__Work instructions__
Within the material below, find each line bearing the word "chart" and present it.

__Dataset content__
------------------------------------------------------------------------

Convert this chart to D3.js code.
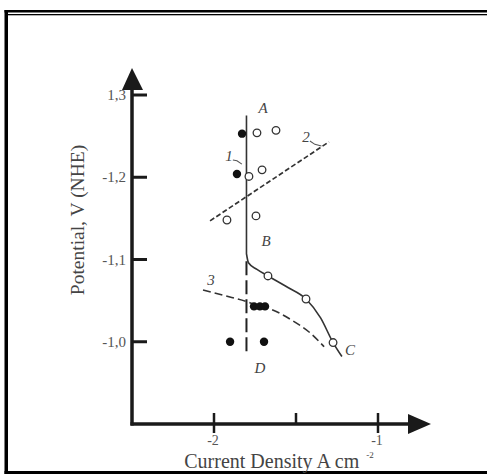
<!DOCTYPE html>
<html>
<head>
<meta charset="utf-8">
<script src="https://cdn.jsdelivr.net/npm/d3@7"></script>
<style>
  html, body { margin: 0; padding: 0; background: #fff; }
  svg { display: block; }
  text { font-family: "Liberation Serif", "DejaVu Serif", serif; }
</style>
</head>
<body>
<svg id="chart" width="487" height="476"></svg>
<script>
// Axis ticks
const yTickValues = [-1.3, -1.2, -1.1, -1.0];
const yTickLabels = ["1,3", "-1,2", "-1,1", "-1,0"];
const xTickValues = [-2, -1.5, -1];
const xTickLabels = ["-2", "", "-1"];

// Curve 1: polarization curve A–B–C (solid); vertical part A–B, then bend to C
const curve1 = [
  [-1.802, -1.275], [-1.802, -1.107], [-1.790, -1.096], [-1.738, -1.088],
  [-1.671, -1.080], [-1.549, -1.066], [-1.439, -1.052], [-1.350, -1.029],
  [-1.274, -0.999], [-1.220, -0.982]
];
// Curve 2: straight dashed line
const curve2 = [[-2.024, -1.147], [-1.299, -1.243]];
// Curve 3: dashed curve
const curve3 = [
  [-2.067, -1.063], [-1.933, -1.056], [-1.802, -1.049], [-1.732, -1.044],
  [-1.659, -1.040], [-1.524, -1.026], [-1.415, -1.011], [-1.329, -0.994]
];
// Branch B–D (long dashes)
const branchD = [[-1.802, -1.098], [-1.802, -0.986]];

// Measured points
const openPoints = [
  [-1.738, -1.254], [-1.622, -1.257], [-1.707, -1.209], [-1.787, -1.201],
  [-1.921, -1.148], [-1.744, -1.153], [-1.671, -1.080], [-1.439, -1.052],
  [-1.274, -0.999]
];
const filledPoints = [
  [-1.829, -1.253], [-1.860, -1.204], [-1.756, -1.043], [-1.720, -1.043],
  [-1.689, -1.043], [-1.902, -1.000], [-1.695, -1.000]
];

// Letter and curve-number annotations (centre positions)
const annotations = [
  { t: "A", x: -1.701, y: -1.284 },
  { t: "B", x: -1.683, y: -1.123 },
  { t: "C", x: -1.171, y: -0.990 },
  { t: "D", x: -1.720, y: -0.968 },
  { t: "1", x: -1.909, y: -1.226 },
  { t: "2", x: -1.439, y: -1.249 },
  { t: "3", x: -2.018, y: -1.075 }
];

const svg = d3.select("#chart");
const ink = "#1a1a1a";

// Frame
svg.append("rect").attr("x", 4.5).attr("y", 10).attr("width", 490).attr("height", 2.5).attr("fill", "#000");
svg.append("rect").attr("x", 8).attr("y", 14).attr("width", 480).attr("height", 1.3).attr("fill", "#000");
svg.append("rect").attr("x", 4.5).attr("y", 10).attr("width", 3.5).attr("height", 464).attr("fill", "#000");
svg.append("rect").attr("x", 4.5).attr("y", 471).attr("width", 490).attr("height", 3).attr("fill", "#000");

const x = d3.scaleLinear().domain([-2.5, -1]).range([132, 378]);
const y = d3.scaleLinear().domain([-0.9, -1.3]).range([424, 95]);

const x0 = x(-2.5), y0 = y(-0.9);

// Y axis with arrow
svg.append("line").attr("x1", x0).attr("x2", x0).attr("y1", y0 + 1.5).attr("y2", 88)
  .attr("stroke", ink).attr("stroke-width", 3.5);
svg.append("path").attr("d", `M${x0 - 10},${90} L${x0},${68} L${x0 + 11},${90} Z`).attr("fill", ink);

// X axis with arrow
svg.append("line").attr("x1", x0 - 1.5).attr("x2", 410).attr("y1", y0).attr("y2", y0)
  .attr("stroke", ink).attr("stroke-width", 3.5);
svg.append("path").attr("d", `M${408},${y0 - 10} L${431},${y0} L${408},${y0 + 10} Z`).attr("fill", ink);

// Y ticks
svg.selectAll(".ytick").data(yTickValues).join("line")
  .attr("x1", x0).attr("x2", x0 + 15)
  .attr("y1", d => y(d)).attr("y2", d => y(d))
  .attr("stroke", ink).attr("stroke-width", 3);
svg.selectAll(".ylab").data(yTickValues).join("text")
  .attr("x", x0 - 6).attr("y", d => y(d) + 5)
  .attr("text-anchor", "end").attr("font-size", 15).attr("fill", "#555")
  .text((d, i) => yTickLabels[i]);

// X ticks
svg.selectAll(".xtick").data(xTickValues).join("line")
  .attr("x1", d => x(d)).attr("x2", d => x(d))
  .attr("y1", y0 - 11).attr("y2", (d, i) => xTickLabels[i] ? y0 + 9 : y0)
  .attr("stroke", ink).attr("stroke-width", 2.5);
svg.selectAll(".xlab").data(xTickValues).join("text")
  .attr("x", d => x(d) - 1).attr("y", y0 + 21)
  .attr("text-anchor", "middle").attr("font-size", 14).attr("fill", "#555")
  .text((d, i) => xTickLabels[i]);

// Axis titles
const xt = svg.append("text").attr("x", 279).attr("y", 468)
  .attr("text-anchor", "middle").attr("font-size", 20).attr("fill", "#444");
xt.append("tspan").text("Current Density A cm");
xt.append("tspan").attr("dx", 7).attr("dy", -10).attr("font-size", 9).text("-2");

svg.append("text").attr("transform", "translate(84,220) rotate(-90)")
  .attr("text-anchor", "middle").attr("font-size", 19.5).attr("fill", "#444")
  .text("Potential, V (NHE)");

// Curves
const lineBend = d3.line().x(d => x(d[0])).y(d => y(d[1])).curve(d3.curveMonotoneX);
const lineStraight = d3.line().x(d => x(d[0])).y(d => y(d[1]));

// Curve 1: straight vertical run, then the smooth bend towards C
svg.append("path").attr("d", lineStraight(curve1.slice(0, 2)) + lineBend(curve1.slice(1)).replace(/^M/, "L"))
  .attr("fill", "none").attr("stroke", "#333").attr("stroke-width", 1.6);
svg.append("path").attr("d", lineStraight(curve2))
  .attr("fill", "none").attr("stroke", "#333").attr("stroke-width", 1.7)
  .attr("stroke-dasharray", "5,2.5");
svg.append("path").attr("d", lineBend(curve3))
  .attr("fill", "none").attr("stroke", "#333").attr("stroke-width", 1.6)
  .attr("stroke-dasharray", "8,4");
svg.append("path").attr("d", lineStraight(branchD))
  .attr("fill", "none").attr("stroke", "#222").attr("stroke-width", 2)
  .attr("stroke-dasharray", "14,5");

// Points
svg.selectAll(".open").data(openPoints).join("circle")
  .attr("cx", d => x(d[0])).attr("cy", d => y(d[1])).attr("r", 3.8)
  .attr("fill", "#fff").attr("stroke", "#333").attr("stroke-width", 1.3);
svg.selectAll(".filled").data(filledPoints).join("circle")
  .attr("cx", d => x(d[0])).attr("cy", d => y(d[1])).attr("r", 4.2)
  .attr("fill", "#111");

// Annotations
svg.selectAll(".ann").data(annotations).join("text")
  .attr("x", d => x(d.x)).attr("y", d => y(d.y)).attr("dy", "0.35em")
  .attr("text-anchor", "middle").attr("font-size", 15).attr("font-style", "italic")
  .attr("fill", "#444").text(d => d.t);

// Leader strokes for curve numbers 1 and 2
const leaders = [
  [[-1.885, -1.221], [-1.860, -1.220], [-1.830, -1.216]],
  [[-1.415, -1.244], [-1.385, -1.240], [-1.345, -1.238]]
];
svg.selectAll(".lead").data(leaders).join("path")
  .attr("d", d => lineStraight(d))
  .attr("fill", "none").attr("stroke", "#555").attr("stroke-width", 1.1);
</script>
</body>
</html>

------------------------------------------------------------------------

__Reply to the task__
Convert this chart to D3.js code.
<svg id="chart" width="487" height="476"></svg>
const svg = d3.select("#chart");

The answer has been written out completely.